A recente ocupação da reitoria da USP pelos estudantes, após a frustrada tentativa de participar da reunião do Conselho Universitário de 1º de outubro, demonstra que a batalha pela democratização da estrutura da universidade encontra uma enorme resistência no corpo docente, especificamente nos mais altos cargos, que dominam a administração.
Isso ficou claro pela aprovação da proposta apresentada por um grupo de aproximadamente 50 diretores de escola, que se deram ao trabalho de se reunir e trabalhar duro para fazer com que a USP se mantenha como instituição dominada por uma casta que se esconde por trás da autonomia universitária para manter seu poder absoluto sobre as três categorias envolvidas, quais sejam, professores, alunos e funcionários. A proposta aprovada mantém a eleição no conselho, só que em turno único, mas “amplia” o número de eleitores – encampando, por exemplo, os Conselhos Deliberativos dos Museus e dos Institutos Especializados – e cria uma consulta direta sem forma definida e sem qualquer poder decisório. Fala também em encaminhar uma discussão para a mudança do estatuto.
Na essência, a proposta aprovada não só não muda nada, como consegue ser mais retrógrada que a própria Lei de Diretrizes e Bases (LDB), que estabelece a participação da comunidade, ainda que com pesos diferentes (70% para docentes, 15% para funcionários e 15% para alunos). Incrível notar que até o atual reitor encaminhou a proposta de eleição direta nos moldes da LDB ao conselho, mas nem assim foi aprovada.
A pergunta que fica é: por que esses setores se esforçam tanto para evitar as mudanças?
A primeira resposta, óbvia, é que eles temem perder o poder de gerir a verdadeira fortuna que a sociedade investe na universidade e que é devidamente controlada pelos grupos que se escudam no Conselho Universitário.
Mas essa não é a resposta mais importante. O verdadeiro motivo está na necessidade de não abrir a discussão sobre o real padrão de ensino e pesquisa da USP hoje e se ela verdadeiramente cumpre a função a que se destina.
Alguns poderiam dizer que alunos não devem ser ouvidos e que são os docentes que são os gestores da universidade, afinal eles ficam enquanto os alunos passam.
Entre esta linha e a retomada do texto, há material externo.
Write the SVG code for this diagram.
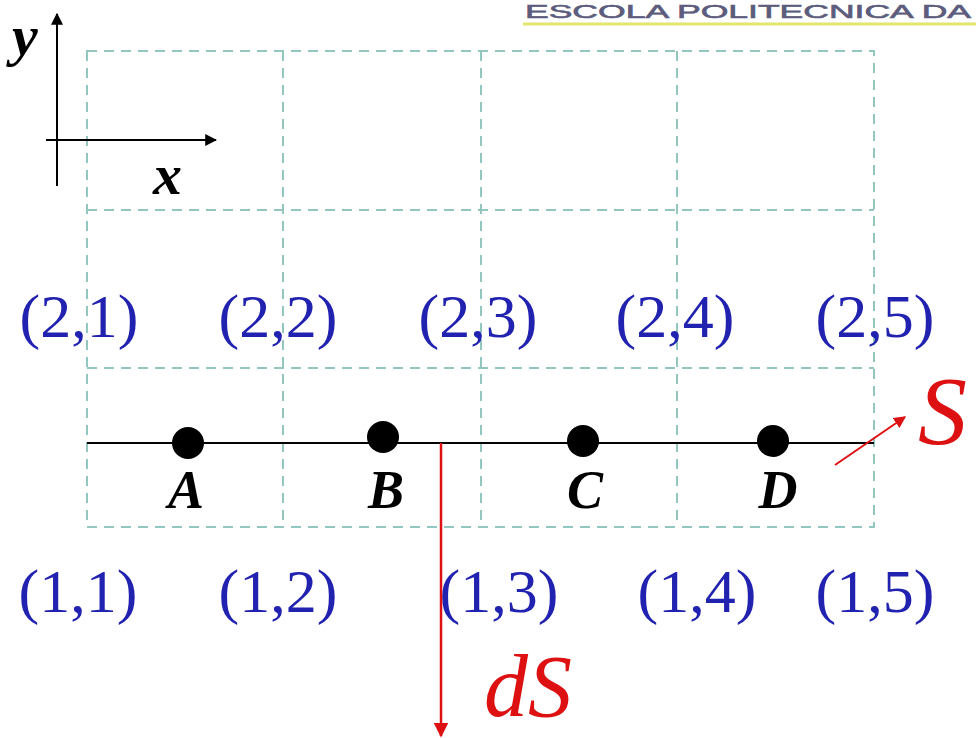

Se, por absurdo, admitirmos esse argumento, já teremos uma incongruência, porque a grande maioria dos docentes está alijada do processo.
Mas, na realidade, não é assim. Os alunos são aqueles escolhidos pela sociedade para serem formados, e os custos dessa formação são divididos entre todos os cidadãos. Portanto, cabe a eles avaliar se aquilo que está sendo dado é o que se pretende. Ou seja, se os docentes, que são pagos para formar a juventude, estão cumprindo seus deveres decentemente. Para que isso seja efetivo, nada mais justo do que ouvir e poder opinar sobre as propostas que vão influenciar na sua formação.
E o que se vê, como decorrência dessa estrutura antidemocrática, é que se esconde muita incompetência para gerir a montanha de dinheiro lá investida. Desde prédios muito mal conservados, recursos mal direcionados, novos cursos instituídos, quer para criar base de representação no Conselho Universitário, quer por pressão política do governo estadual, e outras enormes deficiências, sempre se escondendo sob uma estrutura de poder que nada cobra e nada apura.
Será que o bom conceito que os alunos da USP têm no mercado de trabalho, e mesmo na continuidade na carreira acadêmica, se deve à excelência do ensino lá ministrado, ou é consequência direta da rigorosa seleção que é feita para ingressar na universidade?
Essa resposta é impossível de obter enquanto não for aberta a caixa preta do processo de gestão na USP. O que se pode afirmar é que, se na época da ditadura militar o inimigo óbvio estava no Poder Executivo e muita gente se aproveitava disso para justificar práticas antidemocráticas, hoje esses grupos são obrigados a mostrar a cara e lutar para se manter no poder, afrontando o interesse do conjunto da sociedade.
Nesse quadro, a ocupação da reitoria promovida pelos estudantes é uma radicalização plenamente justificável e dirigida contra aqueles que usurpam o poder e não estão dispostos a conversar ou negociar por objetivos comuns a todas as categorias envolvidas.